## BEGIN DATASET EXTRACT

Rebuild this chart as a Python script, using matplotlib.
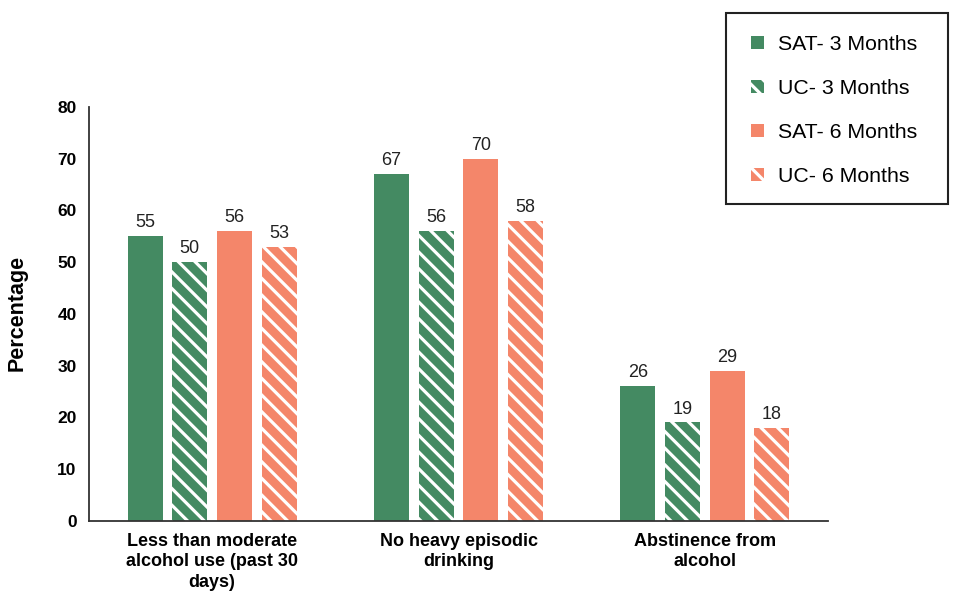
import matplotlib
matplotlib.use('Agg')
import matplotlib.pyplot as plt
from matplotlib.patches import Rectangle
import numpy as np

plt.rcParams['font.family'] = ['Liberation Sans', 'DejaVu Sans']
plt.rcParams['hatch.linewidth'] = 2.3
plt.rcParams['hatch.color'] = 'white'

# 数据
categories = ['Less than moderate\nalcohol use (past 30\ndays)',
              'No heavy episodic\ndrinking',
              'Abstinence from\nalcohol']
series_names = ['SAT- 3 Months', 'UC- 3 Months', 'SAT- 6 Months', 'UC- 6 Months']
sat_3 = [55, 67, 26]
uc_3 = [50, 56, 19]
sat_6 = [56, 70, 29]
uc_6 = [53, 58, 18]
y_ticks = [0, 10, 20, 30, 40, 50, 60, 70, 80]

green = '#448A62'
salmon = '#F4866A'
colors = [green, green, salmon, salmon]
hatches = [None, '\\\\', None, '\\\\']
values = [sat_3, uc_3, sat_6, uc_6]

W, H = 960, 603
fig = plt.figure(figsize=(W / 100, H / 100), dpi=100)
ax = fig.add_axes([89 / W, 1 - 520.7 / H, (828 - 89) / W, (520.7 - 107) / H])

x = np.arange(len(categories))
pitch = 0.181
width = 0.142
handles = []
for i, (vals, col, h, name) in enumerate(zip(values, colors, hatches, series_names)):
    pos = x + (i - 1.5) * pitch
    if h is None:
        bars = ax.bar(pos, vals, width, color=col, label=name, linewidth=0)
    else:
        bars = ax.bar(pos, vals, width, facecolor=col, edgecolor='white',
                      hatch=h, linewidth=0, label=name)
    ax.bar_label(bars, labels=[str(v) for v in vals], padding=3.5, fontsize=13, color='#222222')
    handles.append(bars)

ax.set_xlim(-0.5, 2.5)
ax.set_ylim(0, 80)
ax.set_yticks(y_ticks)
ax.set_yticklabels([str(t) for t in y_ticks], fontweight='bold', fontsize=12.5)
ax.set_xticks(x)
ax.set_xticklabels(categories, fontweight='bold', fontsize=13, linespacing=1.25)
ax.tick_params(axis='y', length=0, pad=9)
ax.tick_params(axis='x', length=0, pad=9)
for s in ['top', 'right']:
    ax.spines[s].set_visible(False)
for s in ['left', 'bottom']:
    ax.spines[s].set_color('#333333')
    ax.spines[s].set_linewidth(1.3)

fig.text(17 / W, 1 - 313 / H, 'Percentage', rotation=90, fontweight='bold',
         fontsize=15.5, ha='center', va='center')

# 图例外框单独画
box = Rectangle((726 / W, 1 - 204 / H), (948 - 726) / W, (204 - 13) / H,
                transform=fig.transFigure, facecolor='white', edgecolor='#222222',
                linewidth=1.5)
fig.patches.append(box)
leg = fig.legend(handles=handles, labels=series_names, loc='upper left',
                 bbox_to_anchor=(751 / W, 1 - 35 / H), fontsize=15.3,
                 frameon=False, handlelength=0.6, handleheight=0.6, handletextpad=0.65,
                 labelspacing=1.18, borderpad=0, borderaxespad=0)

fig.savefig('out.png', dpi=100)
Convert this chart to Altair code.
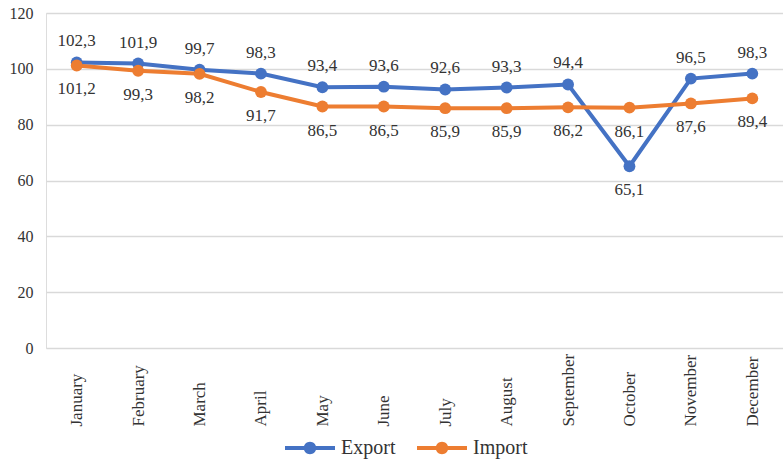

## END DATASET EXTRACT

*PROMPT:*
Give the data above again in full and unchanged, skipping the pictures.

*WRITTEN RESPONSE:*
Rebuild this chart as a Python script, using matplotlib.
import matplotlib
matplotlib.use('Agg')
import matplotlib.pyplot as plt
from matplotlib.patches import Rectangle
import numpy as np

plt.rcParams['font.family'] = ['Liberation Sans', 'DejaVu Sans']
plt.rcParams['hatch.linewidth'] = 2.3
plt.rcParams['hatch.color'] = 'white'

# 数据
categories = ['Less than moderate\nalcohol use (past 30\ndays)',
              'No heavy episodic\ndrinking',
              'Abstinence from\nalcohol']
series_names = ['SAT- 3 Months', 'UC- 3 Months', 'SAT- 6 Months', 'UC- 6 Months']
sat_3 = [55, 67, 26]
uc_3 = [50, 56, 19]
sat_6 = [56, 70, 29]
uc_6 = [53, 58, 18]
y_ticks = [0, 10, 20, 30, 40, 50, 60, 70, 80]

green = '#448A62'
salmon = '#F4866A'
colors = [green, green, salmon, salmon]
hatches = [None, '\\\\', None, '\\\\']
values = [sat_3, uc_3, sat_6, uc_6]

W, H = 960, 603
fig = plt.figure(figsize=(W / 100, H / 100), dpi=100)
ax = fig.add_axes([89 / W, 1 - 520.7 / H, (828 - 89) / W, (520.7 - 107) / H])

x = np.arange(len(categories))
pitch = 0.181
width = 0.142
handles = []
for i, (vals, col, h, name) in enumerate(zip(values, colors, hatches, series_names)):
    pos = x + (i - 1.5) * pitch
    if h is None:
        bars = ax.bar(pos, vals, width, color=col, label=name, linewidth=0)
    else:
        bars = ax.bar(pos, vals, width, facecolor=col, edgecolor='white',
                      hatch=h, linewidth=0, label=name)
    ax.bar_label(bars, labels=[str(v) for v in vals], padding=3.5, fontsize=13, color='#222222')
    handles.append(bars)

ax.set_xlim(-0.5, 2.5)
ax.set_ylim(0, 80)
ax.set_yticks(y_ticks)
ax.set_yticklabels([str(t) for t in y_ticks], fontweight='bold', fontsize=12.5)
ax.set_xticks(x)
ax.set_xticklabels(categories, fontweight='bold', fontsize=13, linespacing=1.25)
ax.tick_params(axis='y', length=0, pad=9)
ax.tick_params(axis='x', length=0, pad=9)
for s in ['top', 'right']:
    ax.spines[s].set_visible(False)
for s in ['left', 'bottom']:
    ax.spines[s].set_color('#333333')
    ax.spines[s].set_linewidth(1.3)

fig.text(17 / W, 1 - 313 / H, 'Percentage', rotation=90, fontweight='bold',
         fontsize=15.5, ha='center', va='center')

# 图例外框单独画
box = Rectangle((726 / W, 1 - 204 / H), (948 - 726) / W, (204 - 13) / H,
                transform=fig.transFigure, facecolor='white', edgecolor='#222222',
                linewidth=1.5)
fig.patches.append(box)
leg = fig.legend(handles=handles, labels=series_names, loc='upper left',
                 bbox_to_anchor=(751 / W, 1 - 35 / H), fontsize=15.3,
                 frameon=False, handlelength=0.6, handleheight=0.6, handletextpad=0.65,
                 labelspacing=1.18, borderpad=0, borderaxespad=0)

fig.savefig('out.png', dpi=100)
Convert this chart to Altair code.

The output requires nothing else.